As reported by Lisa Vaas at eWEEK, "Fox News' Web site over the weekend exposed a password that granted inappropriate access to images from its news stories and to a headline feed from its content syndication partner and eWEEK publisher, Ziff Davis Media." Ziff Davis Media is also the publisher of Permit/Deny.
Hacker Webzine is now reporting SQL injection and ColdFusion vulnerabilities in publicly facing applications at Fox sites.
The next step for Fox and Ziff Davis is to run a vulnerability assessment battery against their externally facing IT resources.
Then the companies need to hire a different company (to avoid conflict of interest and inferior test results) to run penetration tests against the sites to ensure that as many weaknesses as possible are found.

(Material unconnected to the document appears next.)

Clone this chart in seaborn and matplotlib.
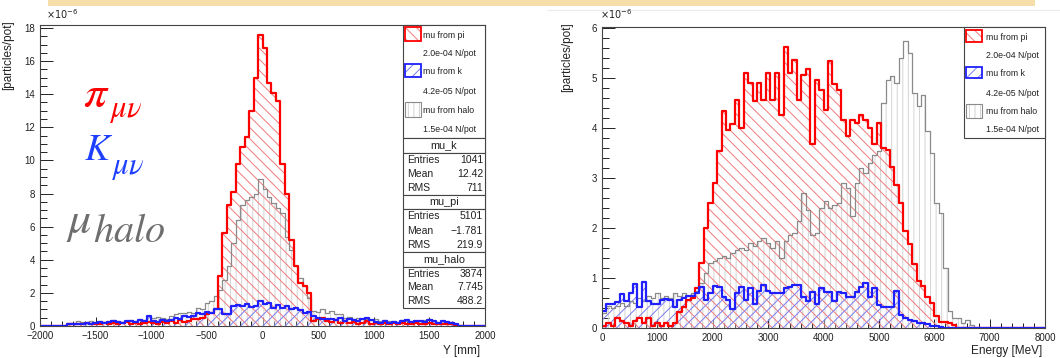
import numpy as np
import seaborn as sns
import matplotlib.pyplot as plt
from matplotlib.patches import Rectangle
from matplotlib.ticker import MultipleLocator

# Y [mm]: 100 bins of 40 mm from -2000 to 2000, values in 1e-6 particles/pot
y_edges = np.arange(-2000, 2001, 40)
y_pi = [0, 0, 0, 0, 0, 0,
        0.1, 0.1, 0.15, 0.1, 0.2, 0.1, 0.15, 0.1, 0.2,
        0.15, 0.2, 0.1, 0.2, 0.25, 0.15, 0.2, 0.1, 0.2, 0.25,
        0.2, 0.15, 0.25, 0.2, 0.3, 0.2, 0.35, 0.25, 0.3, 0.4,
        0.45, 0.5, 0.7, 0.8, 1.0,
        3.0, 5.6, 7.3, 8.1, 9.8, 10.8, 11.4, 13.0, 15.0, 17.6, 16.8,
        14.7, 14.1, 13.6, 9.8, 8.0, 5.2, 3.6, 2.6, 2.4, 2.0, 0.3,
        0.4, 0.5, 0.3, 0.25, 0.35, 0.2, 0.3, 0.2,
        0.25, 0.15, 0.2, 0.3, 0.15, 0.2, 0.1, 0.2, 0.15, 0.2,
        0.1, 0.2, 0.15, 0.1, 0.2, 0.15, 0.1, 0.2, 0.1,
        0.15, 0.1, 0.1, 0.15, 0.05,
        0, 0, 0, 0, 0, 0]
y_k = [0, 0, 0, 0, 0, 0,
       0.1, 0.12, 0.15, 0.12, 0.2, 0.15, 0.2,
       0.25, 0.2, 0.25, 0.3, 0.25, 0.2, 0.3,
       0.3, 0.25, 0.35, 0.3, 0.6, 0.3,
       0.25, 0.35, 0.3, 0.35, 0.5, 0.4,
       0.6, 0.55, 0.6, 0.8, 0.75, 0.85,
       0.8, 1.0, 1.05, 0.7, 0.75,
       1.2, 1.25, 1.2, 1.3, 1.15, 1.2, 1.5, 1.3,
       1.4, 1.1, 1.25, 1.1, 1.2, 1.0, 1.1, 0.95, 0.8, 0.85,
       0.6, 0.5, 0.45, 0.4,
       0.4, 0.35, 0.5, 0.3, 0.45, 0.35, 0.3, 0.4, 0.5, 0.35,
       0.25, 0.2, 0.3, 0.2, 0.25, 0.2, 0.3, 0.35, 0.25, 0.3,
       0.3, 0.25, 0.35, 0.3, 0.2, 0.3, 0.25, 0.2,
       0.15,
       0, 0, 0, 0, 0, 0]
y_halo = [0, 0, 0, 0, 0, 0,
          0.2, 0.2, 0.3, 0.25, 0.2, 0.3, 0.25,
          0.3, 0.25, 0.3, 0.35, 0.3, 0.25, 0.3,
          0.35, 0.3, 0.45, 0.35, 0.6, 0.5,
          0.55, 0.5, 0.45, 0.6, 0.7, 0.8,
          0.8, 0.85, 0.8, 1.1, 1.0, 1.4,
          1.5, 1.8, 2.2, 2.8, 3.6, 5.0, 6.4, 7.3, 7.6, 7.8, 8.0, 8.9,
          8.3, 7.8, 7.4, 7.1, 6.8, 5.4, 4.6, 3.6, 2.9, 2.4, 1.7, 0.9,
          0.85, 1.0, 0.8, 0.9, 0.7,
          0.7, 0.5, 0.55, 0.45, 0.5, 0.4, 0.45, 0.35,
          0.4, 0.3, 0.35, 0.3, 0.3, 0.25, 0.35, 0.3, 0.25, 0.3,
          0.3, 0.35, 0.45, 0.3, 0.25, 0.3, 0.2, 0.25,
          0.15,
          0, 0, 0, 0, 0, 0]

# Energy [MeV]: 100 bins of 80 MeV from 0 to 8000
e_edges = np.arange(0, 8001, 80)
e_pi = [0.05, 0.1, 0.05, 0.2, 0.15, 0.1, 0.05, 0.15, 0.2, 0.1,
        0.2, 0.05, 0.1, 0.05, 0.1, 0.05, 0.1,
        0.33, 0.43, 0.56, 0.6, 0.8, 1.3, 2.0, 2.5, 2.9, 3.55,
        4.33, 3.96, 4.09, 4.56, 3.99, 5.09, 4.89, 4.53, 4.89, 4.56,
        5.09, 4.56, 5.09, 4.26, 5.63, 5.09, 5.36, 4.56, 5.06, 5.19,
        3.69, 4.96, 4.76, 4.36, 5.33, 4.89, 4.76, 4.16, 3.83, 4.16,
        4.09, 4.26, 4.16, 3.99, 3.69, 4.09, 3.59, 3.56, 3.23, 2.86,
        2.49, 1.93, 1.69, 1.29, 0.95, 0.83, 0.63, 0.49, 0.25, 0.12,
        0.12, 0.1, 0.05,
        0, 0, 0, 0, 0, 0, 0, 0, 0, 0,
        0, 0, 0, 0, 0, 0, 0, 0, 0, 0]
e_k = [0.35, 0.49, 0.49, 0.53, 0.69, 0.55, 0.7, 0.89, 0.43, 0.92,
       0.55, 0.49, 0.49, 0.56, 0.59, 0.56, 0.43, 0.56, 0.6, 0.65,
       0.65, 0.7, 0.83, 0.56, 0.7, 0.85, 0.82, 0.62, 0.56, 0.39,
       0.69, 0.83, 0.56, 0.8, 0.49, 0.75, 0.86, 0.75, 0.7, 0.7,
       0.7, 0.8, 0.83, 0.86, 0.86, 0.62, 0.53, 0.73, 0.49, 0.8,
       0.73, 0.73, 0.53, 0.73, 0.7, 0.62, 0.62, 0.73, 0.83, 0.9,
       0.62, 0.8, 0.46, 0.43, 0.43, 0.43, 0.75, 0.26, 0.2, 0.16,
       0.15, 0.1, 0.1, 0.08, 0.05, 0.03, 0.02, 0, 0, 0,
       0, 0, 0, 0, 0, 0, 0, 0, 0, 0,
       0, 0, 0, 0, 0, 0, 0, 0, 0, 0]
e_halo = [0.3, 0.45, 0.4, 0.45, 0.5, 0.45, 0.55, 0.5, 0.6, 0.55,
          0.65, 0.6, 0.7, 0.6, 0.65, 0.6, 0.7, 0.65, 0.7, 0.65,
          0.7, 0.75, 0.9, 1.1, 1.3, 1.35, 1.4, 1.45, 1.4, 1.5,
          1.55, 1.6, 1.55, 1.7, 1.65, 1.75, 1.8, 1.7, 1.6, 1.75,
          1.4, 1.75, 1.85, 1.9, 2.15, 2.7, 2.35, 1.85, 1.9, 2.4,
          2.55, 2.4, 2.45, 2.5, 2.9, 2.8, 2.25, 2.9, 3.2, 3.1,
          3.3, 3.45, 3.55, 4.5, 4.95, 5.05, 4.9, 5.4, 5.75, 5.5,
          4.7, 4.45, 4.65, 3.95, 3.5, 2.5, 2.3, 1.2, 0.35, 0.2,
          0.2, 0.1, 0.15, 0.05, 0, 0, 0, 0, 0, 0,
          0, 0, 0, 0, 0, 0, 0, 0, 0, 0]

legend_labels = ['mu from pi', 'mu from k', 'mu from halo']
legend_norms = ['2.0e-04 N/pot', '4.2e-05 N/pot', '1.5e-04 N/pot']
stat_names = ['mu_k', 'mu_pi', 'mu_halo']
stat_entries = ['1041', '5101', '3874']
stat_means = ['12.42', '\u22121.781', '7.745']
stat_rms = ['711', '219.9', '488.2']

RED, BLUE, GREY = '#ff0000', '#1f1fff', '#8a8a8a'
HATCH = {'pi': '\\\\\\', 'k': '///', 'halo': '|||'}
HATCH_COL = {'pi': '#f07a7a', 'k': '#7c7cf0', 'halo': '#d2d2d2'}

sns.set_theme(style='ticks')
plt.rcParams['font.family'] = ['Liberation Sans', 'DejaVu Sans']
plt.rcParams['hatch.linewidth'] = 0.7

W, H = 1060, 358
fig = plt.figure(figsize=(W / 100, H / 100), dpi=100)


def fx(px):
    return px / W


def fy(py):
    return 1 - py / H


ax1 = fig.add_axes([fx(40), fy(326), 445 / W, 301 / H])
ax2 = fig.add_axes([fx(602), fy(328), 443 / W, 301 / H])


def draw_set(ax, edges, pi, k, halo):
    centers = (edges[:-1] + edges[1:]) / 2
    bins = edges.tolist()
    series = [('halo', halo, GREY, 0.9), ('pi', pi, RED, 1.6), ('k', k, BLUE, 1.6)]
    for name, vals, col, lw in series:
        sns.histplot(x=centers, weights=vals, bins=bins, element='step', fill=True,
                     color=HATCH_COL[name], facecolor='none', edgecolor=HATCH_COL[name],
                     linewidth=0, hatch=HATCH[name], ax=ax)
    for name, vals, col, lw in series:
        sns.histplot(x=centers, weights=vals, bins=bins, element='step', fill=False,
                     color=col, linewidth=lw, ax=ax)


draw_set(ax1, y_edges, y_pi, y_k, y_halo)
draw_set(ax2, e_edges, e_pi, e_k, e_halo)

ax1.set_xlim(-2000, 2000)
ax1.set_ylim(0, 18.18)
ax1.xaxis.set_major_locator(MultipleLocator(500))
ax1.xaxis.set_minor_locator(MultipleLocator(100))
ax1.yaxis.set_major_locator(MultipleLocator(2))
ax1.yaxis.set_minor_locator(MultipleLocator(0.5))

ax2.set_xlim(0, 8000)
ax2.set_ylim(0, 6.02)
ax2.xaxis.set_major_locator(MultipleLocator(1000))
ax2.xaxis.set_minor_locator(MultipleLocator(200))
ax2.yaxis.set_major_locator(MultipleLocator(1))
ax2.yaxis.set_minor_locator(MultipleLocator(0.2))

for ax, xlab in ((ax1, 'Y [mm]'), (ax2, 'Energy [MeV]')):
    ax.tick_params(which='both', direction='in', top=False, right=False,
                   labelsize=7, colors='#222222', width=0.7)
    ax.tick_params(axis='x', which='major', length=6.5, pad=3.5)
    ax.tick_params(axis='x', which='minor', length=3.3)
    ax.tick_params(axis='y', which='major', length=9.4, pad=3.5)
    ax.tick_params(axis='y', which='minor', length=4.7)
    for s in ax.spines.values():
        s.set_linewidth(0.8)
        s.set_color('#444444')
    ax.set_xlabel(xlab, loc='right', fontsize=8.5, color='#222222')
    ax.set_ylabel('[particles/pot]', loc='top', fontsize=8.5, color='#222222')

ax1.xaxis.set_label_coords(0.989, -0.062)
ax1.yaxis.set_label_coords(-0.058, 1.017)
ax2.xaxis.set_label_coords(0.993, -0.058)
ax2.yaxis.set_label_coords(-0.065, 1.017)

# exponent labels
for x0 in (46, 600):
    fig.text(fx(x0), fy(19), r'$\times10^{-6}$', fontsize=7, color='#222222',
             math_fontfamily='dejavusans', va='baseline')


def box(x0, y0, x1, y1, **kw):
    fig.add_artist(Rectangle((fx(x0), fy(y1)), (x1 - x0) / W, (y1 - y0) / H,
                             transform=fig.transFigure, **kw))


def legend(x0, x1, top, bottom, swatch_x, text_x, rows):
    box(x0, top, x1, bottom, fill=True, facecolor='white', edgecolor='#444444', linewidth=0.8)
    keys = ['pi', 'k', 'halo']
    cols = [RED, BLUE, GREY]
    for i, (sy0, sy1, ty, ny) in enumerate(rows):
        box(swatch_x, sy0, swatch_x + 16, sy1, fill=False, edgecolor=HATCH_COL[keys[i]],
            linewidth=0, hatch=HATCH[keys[i]])
        box(swatch_x, sy0, swatch_x + 16, sy1, fill=False, edgecolor=cols[i],
            linewidth=1.3 if i < 2 else 0.8)
        fig.text(fx(text_x), fy(ty), legend_labels[i], fontsize=6.3, va='center', color='#222222')
        fig.text(fx(text_x), fy(ny), legend_norms[i], fontsize=6.3, va='center', color='#222222')


legend(403, 485, 25, 138, 405, 423,
       [(27, 41, 35, 53), (64, 77, 72, 92), (102, 117, 110, 129)])
legend(964, 1045, 27, 138, 966, 986,
       [(30, 42, 37, 55), (67, 78, 73, 93), (104, 118, 111, 130)])

# statistics boxes
stat_blocks = [(138, 153, 195), (195, 209, 252), (252, 267, 308)]
for i, (t, hb, b) in enumerate(stat_blocks):
    box(403, t, 485, hb, fill=True, facecolor='white', edgecolor='#444444', linewidth=0.8)
    box(403, hb, 485, b, fill=True, facecolor='white', edgecolor='#444444', linewidth=0.8)
    fig.text(fx(444), fy((t + hb) / 2), stat_names[i], fontsize=7.8, ha='center',
             va='center', color='#222222')
    rows = [('Entries', stat_entries[i]), ('Mean', stat_means[i]), ('RMS', stat_rms[i])]
    step = (b - hb) / 3
    for j, (lab, val) in enumerate(rows):
        yy = hb + step * (j + 0.5)
        fig.text(fx(407), fy(yy), lab, fontsize=7.5, va='center', color='#222222')
        fig.text(fx(483), fy(yy), val, fontsize=7.5, va='center', ha='right', color='#222222')

# process labels: main symbol and its (large) subscript
labels = [
    (r'$\pi$', 83, 107, 33, r'$\mu\nu$', 109, 117, 22, '#ff0000'),
    (r'$K$', 84, 160, 27, r'$\mu\nu$', 111, 174, 22, '#1f3fff'),
    (r'$\mu$', 66, 233, 33, r'$halo$', 93, 242, 29, '#6e6e6e'),
]
for main, mx, my, ms, sub, sx, sy, ss, col in labels:
    fig.text(fx(mx), fy(my), main, fontsize=ms, color=col, math_fontfamily='stix', va='baseline')
    fig.text(fx(sx), fy(sy), sub, fontsize=ss, color=col, math_fontfamily='stix', va='baseline')

# slide decoration on top
fig.add_artist(Rectangle((fx(48), fy(6)), (1035 - 48) / W, 6 / H, transform=fig.transFigure,
                         facecolor='#f5deaa', edgecolor='none'))
fig.add_artist(plt.Line2D([fx(547), 1], [fy(10), fy(10)], transform=fig.transFigure,
                          color='#ececec', linewidth=0.8))

fig.savefig('out.png', dpi=100)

Then a third company should be hired to help the current IT staffs at both companies remediate the remaining problems. Finally, the vulnerability assessment and penetration tests should be run again to ensure that the newly remediated Web sites and any exposed systems (such as servers sitting in a DMZ) are fully patched and ready to face the hostile world.
I think it's important to separate vulnerability assessment, penetration testing and remediation into three distinct segments of the same overall project to ensure the best results.
If the same company performs all three operations, then Fox and Ziff Davis will likely be protected against the faults that the single vendor knows best. Dividing the tasks almost certainly adds time and complexity to the ultimate security solution. However, with three sets of independent security consultants checking on each other, the problems likely to be found by motivated hackers from the outside will greatly reduced in number. Further, the most serious and obvious problems, such as those experienced by Fox, will almost certainly be eliminated.
IT managers should use public examples to motivate plans to secure their infrastructure. The vulnerability assessment/pen testing/remediation cycle that I've outlined won't be the cheapest solution for correcting security problems. However, these external tests are more effective than occasional internal audits.